March 29, 2015

Dealing with Depression

Is Mental Illness Actually Biblical  *Check out that link before you read on

I got this article from a friend this morning. A friend who truly loves me and tries to understand this disease that plagues me. A friend who see's a whole lot more to me than simply this disease. Its a really great article and its so true...if only the "church" (or even non-church goers) could grasp this concept instead of belittling, and talking condescending about it and about those that suffer from it...there might be a lot less hurt, wounded people (although still battling depressing and anxiety) walking around. If people would just educate themselves rather than speaking about things they know nothing about and passing judgement on people who suffer from depression and anxiety. I have three best friends and all of them have "held my hand" through some very tough times. They have been compassionate and sympathetic, even empathetic. They know me as a person. A very light hearted, fun person who truly does enjoy life. They don't give up on me and walk out of my life when depression grips me. They speak loving words to me and lift me up in prayer and are very encouraging to me. They hold me accountable to the healing process.

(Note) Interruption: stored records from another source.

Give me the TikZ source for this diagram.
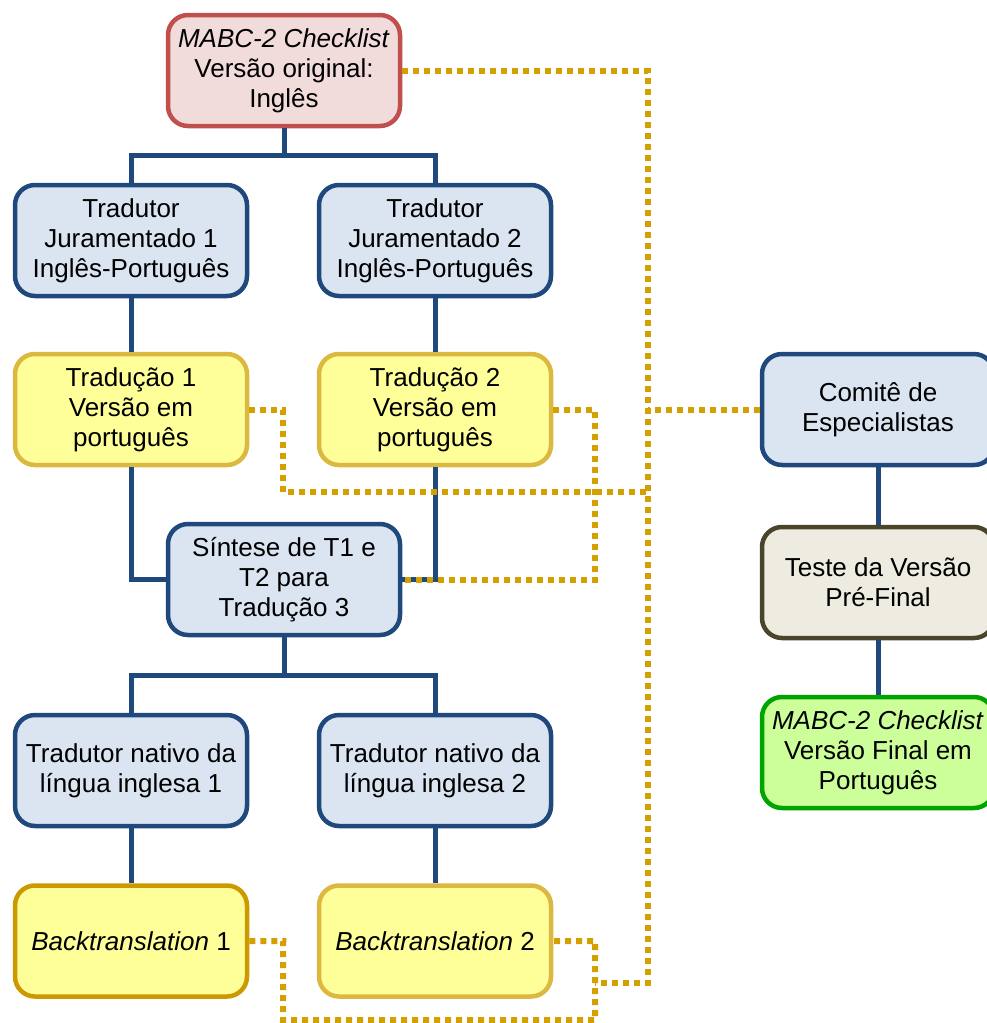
\documentclass[tikz,border=0pt]{standalone}
\usepackage{fontspec}
\setmainfont{Liberation Sans}
\definecolor{bluebd}{HTML}{1F497D}
\definecolor{bluefill}{HTML}{DBE5F1}
\definecolor{yelfill}{HTML}{FFFF99}
\definecolor{yelbd}{HTML}{DDB840}
\definecolor{yelbdd}{HTML}{CC9900}
\definecolor{redbd}{HTML}{C0504D}
\definecolor{redfill}{HTML}{F2DCDB}
\definecolor{olivebd}{HTML}{4A452A}
\definecolor{olivefill}{HTML}{EEECE1}
\definecolor{greenbd}{HTML}{00A400}
\definecolor{greenfill}{HTML}{CCFF99}
\definecolor{dotc}{HTML}{D4A000}
\begin{document}
\begin{tikzpicture}[x=1pt,y=-1pt,
  box/.style={draw, rounded corners=20pt, line width=4.5pt, minimum width=232pt, minimum height=111pt,
    align=center, inner sep=0pt, font=\fontsize{26}{30}\selectfont},
  bluebox/.style={box, draw=bluebd, fill=bluefill},
  yelbox/.style={box, draw=yelbd, fill=yelfill},
  yelboxd/.style={box, draw=yelbdd, fill=yelfill},
  redbox/.style={box, draw=redbd, fill=redfill},
  olivebox/.style={box, draw=olivebd, fill=olivefill},
  greenbox/.style={box, draw=greenbd, fill=greenfill},
  conn/.style={draw=bluebd, line width=5pt},
  dotl/.style={draw=dotc, line width=6pt, dash pattern=on 6pt off 5pt}
]
\useasboundingbox (0,0) rectangle (987,1023);
\node[redbox] (top) at (284,70.5) {\textit{MABC-2 Checklist}\\Versão original:\\Inglês};
\node[bluebox] (J1) at (131,240.5) {Tradutor\\Juramentado 1\\Inglês-Português};
\node[bluebox] (J2) at (435,240.5) {Tradutor\\Juramentado 2\\Inglês-Português};
\node[yelbox] (T1) at (131,409.5) {Tradução 1\\Versão em\\português};
\node[yelbox] (T2) at (435,409.5) {Tradução 2\\Versão em\\português};
\node[bluebox] (S) at (284,579.5) {Síntese de T1 e\\T2 para\\Tradução 3};
\node[bluebox] (N1) at (131,770.5) {Tradutor nativo da\\língua inglesa 1};
\node[bluebox] (N2) at (435,770.5) {Tradutor nativo da\\língua inglesa 2};
\node[yelboxd] (B1) at (131,941) {\textit{Backtranslation} 1};
\node[yelbox] (B2) at (435,941) {\textit{Backtranslation} 2};
\node[bluebox] (C) at (878,409.5) {Comitê de\\Especialistas};
\node[olivebox] (Te) at (878,582.5) {Teste da Versão\\Pré-Final};
\node[greenbox] (F) at (878,752.5) {\textit{MABC-2 Checklist}\\Versão Final em\\Português};

\coordinate (h1) at (284,155);
\coordinate (h2) at (284,675);
\draw[conn] (top.south) -- (h1);
\draw[conn] (h1) -| (J1.north);
\draw[conn] (h1) -| (J2.north);
\draw[conn] (J1) -- (T1);
\draw[conn] (J2) -- (T2);
\draw[conn] (T1.south) |- (S.west);
\draw[conn] (T2.south) |- (S.east);
\draw[conn] (S.south) -- (h2);
\draw[conn] (h2) -| (N1.north);
\draw[conn] (h2) -| (N2.north);
\draw[conn] (N1) -- (B1);
\draw[conn] (N2) -- (B2);
\draw[conn] (C) -- (Te);
\draw[conn] (Te) -- (F);

\coordinate (va) at (648,70.5);
\coordinate (vb) at (648,983);
\coordinate (vc) at (595,983);
\coordinate (vd) at (648,409.5);
\coordinate (ve) at (648,492);
\coordinate (vf) at (283,1020);
\coordinate (vg) at (595,1020);
\draw[dotl] (top.east) -- (va) -- (vb) -- (vc);
\draw[dotl] (C.west) -- (vd);
\draw[dotl] (T1.east) -- ++(34,0) |- (ve);
\draw[dotl] (T2.east) -- ++(42,0) |- (S.east);
\draw[dotl] (B1.east) -- ++(34,0) -- (vf) -- (vg) |- (B2.east);
\end{tikzpicture}
\end{document}
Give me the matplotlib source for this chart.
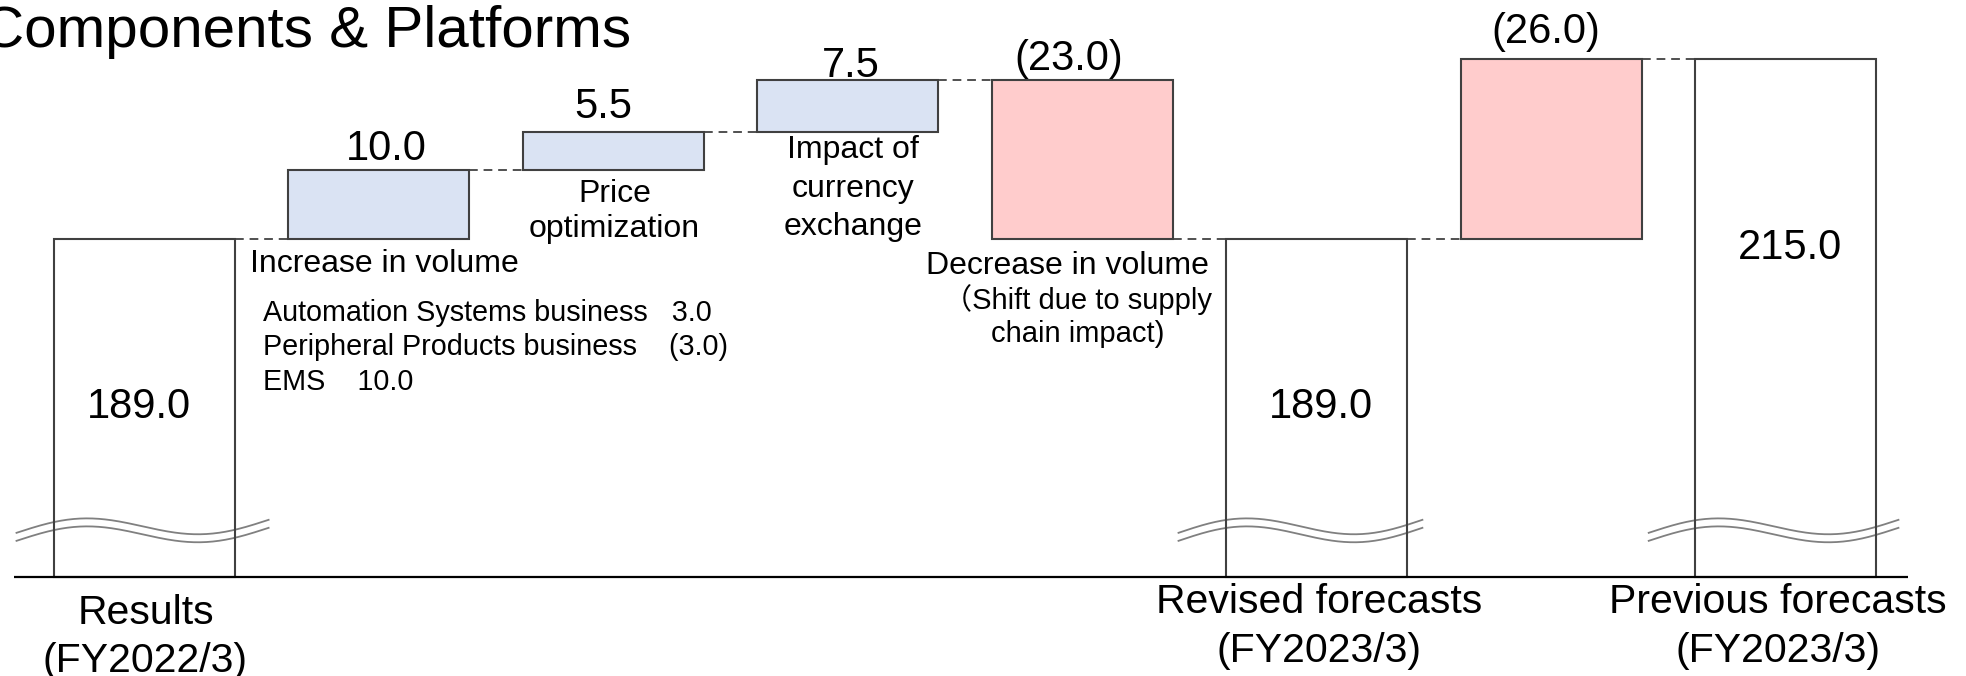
import numpy as np
import matplotlib.pyplot as plt

plt.rcParams['font.family'] = ['Liberation Sans', 'Noto Sans CJK JP', 'DejaVu Sans']

# data
title = 'Components & Platforms'
start_label = ['Results', '(FY2022/3)']
start_value = 189.0
change_names = [['Increase in volume'], ['Price', 'optimization'],
                ['Impact of', 'currency', 'exchange'], ['Decrease in volume']]
change_values = [10.0, 5.5, 7.5, -23.0]
revised_label = ['Revised forecasts', '(FY2023/3)']
revised_value = 189.0
previous_label = ['Previous forecasts', '(FY2023/3)']
previous_value = 215.0
volume_names = ['Automation Systems business', 'Peripheral Products business', 'EMS']
volume_values = [3.0, -3.0, 10.0]
supply_note = ['（Shift due to supply', 'chain impact)']
axis_floor = 140.0  # broken axis starts here

blue = '#dae3f3'
red = '#ffcccc'
edge = '#404040'
w = 0.772


def fmt(v):
    return f'{v:.1f}' if v >= 0 else f'({-v:.1f})'


# waterfall geometry
bottoms, tops, fills, levels = [axis_floor], [start_value], ['white'], [start_value]
level = start_value
for v in change_values:
    lo, hi = sorted([level, level + v])
    bottoms.append(lo)
    tops.append(hi)
    fills.append(blue if v > 0 else red)
    level += v
    levels.append(level)
bottoms.append(axis_floor)
tops.append(revised_value)
fills.append('white')
levels.append(revised_value)
gap = revised_value - previous_value
bottoms.append(min(revised_value, previous_value))
tops.append(max(revised_value, previous_value))
fills.append(red if gap < 0 else blue)
levels.append(previous_value)
bottoms.append(axis_floor)
tops.append(previous_value)
fills.append('white')

x = np.arange(len(tops))
heights = np.array(tops) - np.array(bottoms)

fig = plt.figure(figsize=(19.66, 6.76), dpi=100)
ax = fig.add_axes([0, 0, 1, 1])
ax.set_xlim(-0.6154, 7.768)
ax.set_ylim(125.65, 223.62)
ax.axis('off')

ax.bar(x, heights, bottom=bottoms, width=w, color=fills, edgecolor='none', zorder=1)
ax.bar(x, heights, bottom=bottoms, width=w, fill=False, edgecolor=edge, lw=1.5, zorder=3)

# connectors
ax.hlines(levels, x[:-1] + w / 2, x[1:] - w / 2, colors='#505050',
          linestyles=(0, (4.5, 3)), lw=1.4, zorder=2)

# wavy break marks on the total bars
t = np.linspace(0, 1, 200)
wave = (13 * t + 11 * np.sin(2 * np.pi * t)) / 6.9
band = 1.16
for i, (l, r) in zip([0, 5, 7], [(-0.545, 0.53), (-0.59, 0.45), (-0.585, 0.48)]):
    xs = i + l + (r - l) * t
    up = 146.4 + wave
    ax.fill_between(xs, up - band, up, color='white', lw=0, zorder=2)
    ax.plot(xs, up, color='#808080', lw=1.3, zorder=2.5)
    ax.plot(xs, up - band, color='#808080', lw=1.3, zorder=2.5)

ax.plot([-0.556, 7.521], [axis_floor, axis_floor], color='black', lw=1.6,
        solid_capstyle='butt', zorder=4)

# value labels
big = 30
for i, (v, dx, pad) in enumerate(zip(change_values, [0.03, -0.044, 0.014, -0.06],
                                     [1.5, 2.0, 0.5, 1.5])):
    ax.text(i + 1 + dx, tops[i + 1] + pad, fmt(v), fontsize=big, ha='center', va='baseline')
ax.text(6 - 0.023, tops[6] + 2.4, fmt(gap), fontsize=big, ha='center', va='baseline')
ax.text(0 - 0.025, start_value - 26, fmt(start_value), fontsize=big, ha='center', va='baseline')
ax.text(5 + 0.016, revised_value - 26, fmt(revised_value), fontsize=big, ha='center', va='baseline')
ax.text(7 + 0.018, previous_value - 28.9, fmt(previous_value), fontsize=big, ha='center', va='baseline')


def put_lines(xp, y0, lines, size, step, ha='center'):
    for k, s in enumerate(lines):
        ax.text(xp, y0 - k * step, s, fontsize=size, ha=ha, va='baseline')


# category labels under the axis
put_lines(0.005, 133.2, start_label, 29.5, 6.96)
put_lines(5.009, 134.78, revised_label, 29.5, 7.1)
put_lines(6.967, 134.78, previous_label, 29.5, 7.1)

# change descriptions
put_lines(1.024, 184.2, change_names[0], 23, 5)
put_lines(2.005, 194.35, change_names[1], 23, 5.1)
put_lines(3.022, 200.72, change_names[2], 23, 5.6)
put_lines(3.937, 183.9, change_names[3], 23, 5)
ax.text(4.553, 178.84, supply_note[0], fontsize=21, ha='right', va='baseline')
ax.text(3.982, 174.06, supply_note[1], fontsize=21, ha='center', va='baseline')

gaps = ['   ', '    ', '    ']
detail = [n + g + fmt(v) for n, g, v in zip(volume_names, gaps, volume_values)]
put_lines(0.507, 177.1, detail, 20.7, 5.0, ha='left')

fig.text(631 / 1966, 1 - 47 / 676, title, fontsize=42, ha='right', va='baseline')

fig.savefig('out.png', dpi=100)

Someone in my very own family once told me, "if you would just serve others, you would be fine." Little did this family member know, I WAS serving others on a very regular and consistent basis...through my church and even through my own community. And I STILL do those things and enjoy every minute of it and look forward to it each time I am given the opportunity to do so. Instead of just investing (even a little) time in/with me...getting to know me, this family member assumed the worst in me and treated me as if my faith in God was lacking. As if this family member was on some Holy Mountain that I hadn't yet even begun to climb.

Unfortunately, "serving others" isn't the end of this disease for me, but thankfully I have invested in healing and taking care of myself through not only my faith and praying, but I also feel God has lead me down some wonderful medical avenues to continue in that healing process. Thank God, the way I was raised and the things that were taught in the church (growing up) didn't stop me from digging deeper into God and allowing him to direct my path to where I am today. Because those things might have completely broken me. Those things that were ingrained since childhood might have actually PREVENTED me from following God's ultimate path for me.

I have always been a completely open book about the fact that I am in therapy on a weekly basis and that I suffer from depression. I am not ashamed of it. I know that because of it, God has used me in others lives to be empathetic and compassionate and even a friend when no one else would hear them or understand them. I for one, understand...in a very real way. I do everything I can to make those therapy appointments an absolute priority for me. My husband has also supported me in this and has made sure I get to those appointments each week. My husband has been my rock and I thank God each and every day because God knew (long before I even met Kevin), that I would need a man such as Kevin to support me and not tear me down. If my husband had treated me as my family member did or used the words that family member did, I don't think our marriage would have lasted. In my dark times, I don't even think I would have lasted. He has stood right beside me, even carried me through those very dark times.

Those appointments (therapy) have truly helped me discover new ways of responding to difficult situations in life. They have helped me become FULLY aware of the times when depression is leaking in and taking hold and those appointments have taught me how to be proactive in "shutting it down"...not allowing the depression to take hold...like it use to. Through those appointments I have learned that I DO have a voice. And that I DO deserve to be heard. That just because I struggle with this disease, it doesn't give another person the right to shut me down, shut me up or talk down to me. It has been very tough work...and the journey has been a long one...some days are easier than others, but committing to the effort for healing has  definitely been life changing for me.

If you don't suffer from depression or anxiety its a wonderful thing. I guarantee, there are other things you do suffer from...even if it is, foot-in-mouth. We all have our challenges in life. I tend to look at mine as another challenge to look for God in and trust in Him. Maybe consider educating yourself before you assume all depression is the same. There are so many levels to depression. Some people may grieve the loss of a loved one and feel depressed for a short time, while others suffer from depression their whole lives, for no particular reason at all. While still others might suffer depression from another completely unrelated illness that plagues them. Regardless, whatever stage someone might suffer from with depression, each and every person deserves respect and each and every person has a process to go through or get to in order to receive healing. Simply telling someone to "serve others" or telling them to "get over it", unfortunately isn't the cure-all and you could be doing a lot more damage than good.